Ascolta

Description

Numerical analysis is a branch of mathematics that addresses problems in the applied sciences, specifically real-world phenomena that cannot be analyzed with analytical techniques. Its approach involves proposing methodologies to approximate solutions using computers. Thanks to technological advancements, numerical analysis is constantly evolving and introducing new computational techniques and algorithms that optimize accuracy and computational times through automated processes. Theoretical studies are also conducted to analyze error estimates, applicability, and process convergence.

Numerical analysis has its origins in the work of great mathematicians such as Newton, Lagrange, von Seidel, Jacobi, Gauss, Euler, and others, long before the invention of electronic calculators. However, the advent of electronic calculators greatly influenced the development of numerical analysis, enabling increasingly complex computations and the ability to handle non-trivial models that require large amounts of data.
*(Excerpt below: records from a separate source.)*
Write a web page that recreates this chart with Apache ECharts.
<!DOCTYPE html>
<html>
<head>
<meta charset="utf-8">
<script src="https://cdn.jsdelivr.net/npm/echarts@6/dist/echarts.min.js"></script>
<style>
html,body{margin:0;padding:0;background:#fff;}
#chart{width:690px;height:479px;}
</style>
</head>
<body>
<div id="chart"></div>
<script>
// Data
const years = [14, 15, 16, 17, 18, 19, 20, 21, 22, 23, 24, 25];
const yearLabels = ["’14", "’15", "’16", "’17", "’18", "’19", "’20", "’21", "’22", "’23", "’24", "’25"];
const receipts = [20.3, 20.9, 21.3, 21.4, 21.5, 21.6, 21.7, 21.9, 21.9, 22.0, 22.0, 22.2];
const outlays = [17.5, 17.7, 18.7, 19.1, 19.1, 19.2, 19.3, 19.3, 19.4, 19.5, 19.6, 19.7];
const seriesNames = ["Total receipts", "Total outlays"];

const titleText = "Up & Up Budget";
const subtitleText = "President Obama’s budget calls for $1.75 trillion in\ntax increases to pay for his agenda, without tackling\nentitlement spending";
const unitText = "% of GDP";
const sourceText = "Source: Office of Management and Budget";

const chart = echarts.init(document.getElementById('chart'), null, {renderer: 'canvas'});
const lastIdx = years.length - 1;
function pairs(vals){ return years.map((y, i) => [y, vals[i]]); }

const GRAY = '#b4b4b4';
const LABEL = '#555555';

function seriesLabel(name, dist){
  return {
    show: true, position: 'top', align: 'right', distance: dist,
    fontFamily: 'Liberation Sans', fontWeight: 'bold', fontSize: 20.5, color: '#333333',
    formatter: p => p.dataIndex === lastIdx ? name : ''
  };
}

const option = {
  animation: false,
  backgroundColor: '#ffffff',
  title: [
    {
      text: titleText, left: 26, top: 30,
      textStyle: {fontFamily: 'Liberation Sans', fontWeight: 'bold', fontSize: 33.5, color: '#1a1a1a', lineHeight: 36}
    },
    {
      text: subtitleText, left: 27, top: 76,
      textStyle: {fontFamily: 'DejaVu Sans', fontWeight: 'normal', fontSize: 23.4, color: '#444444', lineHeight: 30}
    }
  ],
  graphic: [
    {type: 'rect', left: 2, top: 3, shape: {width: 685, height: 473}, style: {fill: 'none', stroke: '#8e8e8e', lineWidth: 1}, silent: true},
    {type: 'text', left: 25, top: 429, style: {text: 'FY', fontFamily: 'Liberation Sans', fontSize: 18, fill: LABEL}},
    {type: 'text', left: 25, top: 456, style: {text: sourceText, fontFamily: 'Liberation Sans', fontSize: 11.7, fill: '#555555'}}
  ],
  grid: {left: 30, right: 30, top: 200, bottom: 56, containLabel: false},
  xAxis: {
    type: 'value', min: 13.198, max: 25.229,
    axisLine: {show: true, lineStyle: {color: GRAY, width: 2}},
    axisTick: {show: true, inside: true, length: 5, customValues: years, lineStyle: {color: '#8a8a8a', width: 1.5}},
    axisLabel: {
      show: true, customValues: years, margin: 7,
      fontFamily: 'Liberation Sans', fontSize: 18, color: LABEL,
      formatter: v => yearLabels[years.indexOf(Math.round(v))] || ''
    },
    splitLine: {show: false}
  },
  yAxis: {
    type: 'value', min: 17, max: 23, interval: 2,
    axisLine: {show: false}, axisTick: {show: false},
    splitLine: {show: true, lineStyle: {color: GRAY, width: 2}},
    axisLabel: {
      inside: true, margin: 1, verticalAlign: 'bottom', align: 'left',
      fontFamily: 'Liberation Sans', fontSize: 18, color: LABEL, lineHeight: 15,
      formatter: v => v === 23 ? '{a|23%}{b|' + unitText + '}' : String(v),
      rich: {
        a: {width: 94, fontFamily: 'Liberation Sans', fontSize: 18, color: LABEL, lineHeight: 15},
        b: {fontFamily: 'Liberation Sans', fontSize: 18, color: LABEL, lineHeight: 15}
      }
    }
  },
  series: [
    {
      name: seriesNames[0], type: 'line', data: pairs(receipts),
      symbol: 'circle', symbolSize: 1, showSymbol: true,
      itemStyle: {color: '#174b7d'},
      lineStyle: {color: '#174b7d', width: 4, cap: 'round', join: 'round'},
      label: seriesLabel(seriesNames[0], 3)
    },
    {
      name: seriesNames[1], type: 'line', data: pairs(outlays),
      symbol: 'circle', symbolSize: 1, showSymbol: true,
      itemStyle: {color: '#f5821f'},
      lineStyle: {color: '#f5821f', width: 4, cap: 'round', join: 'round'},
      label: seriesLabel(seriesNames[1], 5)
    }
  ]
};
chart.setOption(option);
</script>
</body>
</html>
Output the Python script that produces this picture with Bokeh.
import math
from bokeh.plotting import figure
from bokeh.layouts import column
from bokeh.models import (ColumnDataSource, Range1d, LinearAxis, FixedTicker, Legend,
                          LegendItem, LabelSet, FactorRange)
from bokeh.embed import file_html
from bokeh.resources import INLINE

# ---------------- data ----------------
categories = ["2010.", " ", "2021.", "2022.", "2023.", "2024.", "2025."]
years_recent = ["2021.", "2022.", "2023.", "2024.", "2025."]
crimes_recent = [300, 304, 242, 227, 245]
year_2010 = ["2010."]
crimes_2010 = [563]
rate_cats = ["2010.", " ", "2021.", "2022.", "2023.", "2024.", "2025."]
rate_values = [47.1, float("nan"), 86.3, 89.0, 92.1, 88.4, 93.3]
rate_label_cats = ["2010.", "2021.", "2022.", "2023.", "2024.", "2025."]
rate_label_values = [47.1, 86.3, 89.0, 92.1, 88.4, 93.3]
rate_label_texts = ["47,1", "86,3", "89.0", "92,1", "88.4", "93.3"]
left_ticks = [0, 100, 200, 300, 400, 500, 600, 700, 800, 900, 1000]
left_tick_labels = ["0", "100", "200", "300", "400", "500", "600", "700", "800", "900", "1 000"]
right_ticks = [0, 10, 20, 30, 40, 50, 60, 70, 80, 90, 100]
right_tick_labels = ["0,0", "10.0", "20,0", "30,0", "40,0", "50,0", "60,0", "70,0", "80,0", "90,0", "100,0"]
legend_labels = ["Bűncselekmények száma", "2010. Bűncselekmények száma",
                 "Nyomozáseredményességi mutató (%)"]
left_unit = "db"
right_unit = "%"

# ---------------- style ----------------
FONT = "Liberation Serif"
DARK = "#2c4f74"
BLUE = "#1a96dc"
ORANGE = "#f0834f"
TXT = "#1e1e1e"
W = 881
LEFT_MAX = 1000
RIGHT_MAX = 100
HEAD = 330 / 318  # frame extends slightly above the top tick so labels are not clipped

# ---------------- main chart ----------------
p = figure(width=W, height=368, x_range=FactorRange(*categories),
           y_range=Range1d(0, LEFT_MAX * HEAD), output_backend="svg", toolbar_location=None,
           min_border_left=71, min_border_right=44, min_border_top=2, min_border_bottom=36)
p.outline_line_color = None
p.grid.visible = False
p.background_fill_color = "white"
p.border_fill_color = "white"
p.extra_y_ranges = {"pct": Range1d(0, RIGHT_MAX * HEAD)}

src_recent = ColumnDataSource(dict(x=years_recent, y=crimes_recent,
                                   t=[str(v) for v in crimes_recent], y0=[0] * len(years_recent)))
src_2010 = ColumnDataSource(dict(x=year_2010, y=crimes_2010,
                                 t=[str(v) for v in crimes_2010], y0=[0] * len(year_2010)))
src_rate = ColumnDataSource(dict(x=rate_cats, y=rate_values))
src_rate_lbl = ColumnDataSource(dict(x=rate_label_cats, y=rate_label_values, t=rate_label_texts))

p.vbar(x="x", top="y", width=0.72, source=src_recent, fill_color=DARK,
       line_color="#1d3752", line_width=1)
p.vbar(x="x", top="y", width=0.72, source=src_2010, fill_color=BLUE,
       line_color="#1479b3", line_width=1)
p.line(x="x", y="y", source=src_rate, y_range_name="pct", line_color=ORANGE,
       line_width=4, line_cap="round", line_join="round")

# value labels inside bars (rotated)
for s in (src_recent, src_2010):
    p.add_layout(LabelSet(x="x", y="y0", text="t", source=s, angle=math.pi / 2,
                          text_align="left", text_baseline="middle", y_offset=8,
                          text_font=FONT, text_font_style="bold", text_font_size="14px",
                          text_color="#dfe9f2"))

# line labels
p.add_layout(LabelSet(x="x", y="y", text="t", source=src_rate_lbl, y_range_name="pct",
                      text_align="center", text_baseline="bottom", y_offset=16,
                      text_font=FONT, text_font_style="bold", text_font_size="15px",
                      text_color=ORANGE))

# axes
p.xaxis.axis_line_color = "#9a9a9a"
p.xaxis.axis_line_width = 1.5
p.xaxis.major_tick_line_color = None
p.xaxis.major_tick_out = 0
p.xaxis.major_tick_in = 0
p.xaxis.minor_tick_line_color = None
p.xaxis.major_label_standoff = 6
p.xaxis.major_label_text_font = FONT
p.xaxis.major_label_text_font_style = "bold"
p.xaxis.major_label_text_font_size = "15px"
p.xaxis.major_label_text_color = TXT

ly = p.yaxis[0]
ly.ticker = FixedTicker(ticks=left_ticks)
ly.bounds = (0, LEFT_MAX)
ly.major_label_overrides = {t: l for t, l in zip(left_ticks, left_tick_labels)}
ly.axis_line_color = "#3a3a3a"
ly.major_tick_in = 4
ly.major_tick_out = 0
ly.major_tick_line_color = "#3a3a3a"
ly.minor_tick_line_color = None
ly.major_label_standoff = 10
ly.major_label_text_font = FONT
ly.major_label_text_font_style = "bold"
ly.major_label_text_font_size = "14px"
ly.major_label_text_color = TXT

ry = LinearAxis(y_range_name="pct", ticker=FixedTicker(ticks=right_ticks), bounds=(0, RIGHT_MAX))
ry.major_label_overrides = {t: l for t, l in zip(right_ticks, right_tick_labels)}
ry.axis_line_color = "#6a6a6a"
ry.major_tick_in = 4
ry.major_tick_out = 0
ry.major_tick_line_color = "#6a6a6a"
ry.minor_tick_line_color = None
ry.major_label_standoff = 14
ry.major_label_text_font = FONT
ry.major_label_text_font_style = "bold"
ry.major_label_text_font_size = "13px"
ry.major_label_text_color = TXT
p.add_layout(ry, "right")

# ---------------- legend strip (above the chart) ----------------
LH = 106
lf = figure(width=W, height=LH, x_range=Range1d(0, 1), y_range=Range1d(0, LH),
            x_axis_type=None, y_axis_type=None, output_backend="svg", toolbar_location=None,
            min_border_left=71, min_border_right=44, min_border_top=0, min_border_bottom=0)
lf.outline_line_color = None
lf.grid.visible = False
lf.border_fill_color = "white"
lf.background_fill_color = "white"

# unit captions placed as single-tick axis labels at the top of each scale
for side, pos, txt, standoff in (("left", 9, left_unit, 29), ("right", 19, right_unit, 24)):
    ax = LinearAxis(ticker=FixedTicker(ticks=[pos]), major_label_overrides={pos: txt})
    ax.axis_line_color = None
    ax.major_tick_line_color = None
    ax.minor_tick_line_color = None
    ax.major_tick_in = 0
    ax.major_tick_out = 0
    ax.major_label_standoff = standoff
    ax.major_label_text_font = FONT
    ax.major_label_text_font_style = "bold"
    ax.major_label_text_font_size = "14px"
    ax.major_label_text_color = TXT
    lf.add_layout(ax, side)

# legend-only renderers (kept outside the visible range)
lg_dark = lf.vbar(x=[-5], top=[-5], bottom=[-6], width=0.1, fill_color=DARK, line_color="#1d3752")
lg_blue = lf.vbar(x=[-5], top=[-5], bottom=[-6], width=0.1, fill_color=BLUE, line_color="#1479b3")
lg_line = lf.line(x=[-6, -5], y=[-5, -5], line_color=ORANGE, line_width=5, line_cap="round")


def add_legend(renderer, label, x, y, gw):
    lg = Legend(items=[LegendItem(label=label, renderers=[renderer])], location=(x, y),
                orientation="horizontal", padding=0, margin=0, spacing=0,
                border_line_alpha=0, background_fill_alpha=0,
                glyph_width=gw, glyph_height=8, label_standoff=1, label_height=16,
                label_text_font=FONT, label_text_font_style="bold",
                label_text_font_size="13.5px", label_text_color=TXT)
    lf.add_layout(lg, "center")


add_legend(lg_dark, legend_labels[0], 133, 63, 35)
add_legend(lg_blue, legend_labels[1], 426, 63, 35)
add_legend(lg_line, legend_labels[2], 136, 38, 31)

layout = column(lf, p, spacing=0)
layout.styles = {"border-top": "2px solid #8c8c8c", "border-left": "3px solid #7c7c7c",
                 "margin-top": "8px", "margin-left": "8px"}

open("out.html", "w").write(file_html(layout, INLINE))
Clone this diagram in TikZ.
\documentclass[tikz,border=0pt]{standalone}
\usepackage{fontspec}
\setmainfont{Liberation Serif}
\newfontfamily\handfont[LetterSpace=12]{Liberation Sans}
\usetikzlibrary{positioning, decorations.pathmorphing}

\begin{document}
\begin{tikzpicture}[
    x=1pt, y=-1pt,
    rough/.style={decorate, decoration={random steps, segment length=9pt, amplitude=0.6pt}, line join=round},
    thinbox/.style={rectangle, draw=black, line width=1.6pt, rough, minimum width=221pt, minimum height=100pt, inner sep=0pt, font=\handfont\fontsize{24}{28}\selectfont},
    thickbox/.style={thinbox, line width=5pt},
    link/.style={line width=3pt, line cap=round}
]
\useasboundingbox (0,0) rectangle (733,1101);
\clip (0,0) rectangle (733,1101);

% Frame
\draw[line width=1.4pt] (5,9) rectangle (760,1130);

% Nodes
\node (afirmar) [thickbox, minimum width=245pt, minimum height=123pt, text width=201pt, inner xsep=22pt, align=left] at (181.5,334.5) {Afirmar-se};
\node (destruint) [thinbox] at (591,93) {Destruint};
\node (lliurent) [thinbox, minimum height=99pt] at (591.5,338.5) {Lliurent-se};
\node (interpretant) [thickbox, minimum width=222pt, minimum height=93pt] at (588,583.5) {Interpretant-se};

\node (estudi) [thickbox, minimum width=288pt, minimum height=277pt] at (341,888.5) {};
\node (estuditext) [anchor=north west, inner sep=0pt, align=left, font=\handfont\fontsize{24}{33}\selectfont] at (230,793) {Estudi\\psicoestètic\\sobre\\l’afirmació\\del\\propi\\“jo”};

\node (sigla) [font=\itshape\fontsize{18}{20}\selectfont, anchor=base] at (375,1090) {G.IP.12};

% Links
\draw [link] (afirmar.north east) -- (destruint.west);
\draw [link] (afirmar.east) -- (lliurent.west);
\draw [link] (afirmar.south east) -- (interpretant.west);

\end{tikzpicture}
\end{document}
High-quality mathematical software and high-performance calculation techniques are essential tools for simulating observed phenomena. Numerical analysis has become a crucial part of the skill set for anyone working or training in the fields of engineering, information technology, physics, chemistry, and other technical-scientific sectors.

Research Topics

At the Engineering Department, we focus on four main research topics:

• Approximation theory: This topic involves the theoretical and computational study of meshless methods, wavelet transforms, and subdivision schemes to solve realistic problems in science and engineering. Our work in this area includes computational electromagnetics problems, dynamical systems for epidemiological problems, electromagnetic simulation of metallic carbon nanotubes, computer vision, and machine learning.
• Advanced numerical modeling in bioelectromagnetism: This topic involves the development of neuroimaging techniques for studying human brain activity, such as electroencephalography, magnetoencephalography, transcranial direct current stimulation, and particle imaging magnetic.
• High Performance Computing (HPC): Our research in this area focuses on parallel paradigms, distributed computing, and graphics processing units (GPUs) for software development in numerical linear algebra and engineering topics.
• Numerical treatment of integro-differential equations and inverse problems: This topic involves the numerical treatment of integro-differential equations and inverse problems for various applications such as endodontic procedures, electromagnetic transient analysis, lightning, electromagnetic compatibility, and electrical analogies in the viscoelastic behavior of materials.

Funded Project

• PRIN 2020 ISoREC PRJ-0845 Innovative Solutions for Renewables in Energy Communities
• Progetto PON 4FRAILTY – Sensoristica intelligente, infrastrutture e modelli gestionali per la sicurezza di soggetti fragili (ARS01_00345)
• PRIN 2022-Towards ADDitive manufacturing of MAGnetic components for electrical machines and power converters.
• PNRR Cognitive evolution in Ai: Explainable and Self-Aware Robots through multimodal data processing – CAESAR.

Keywords

Approximation theory; High Performance Computing; integro-differential equations; inverse problems; bio-electromagnetism; neuroimaging.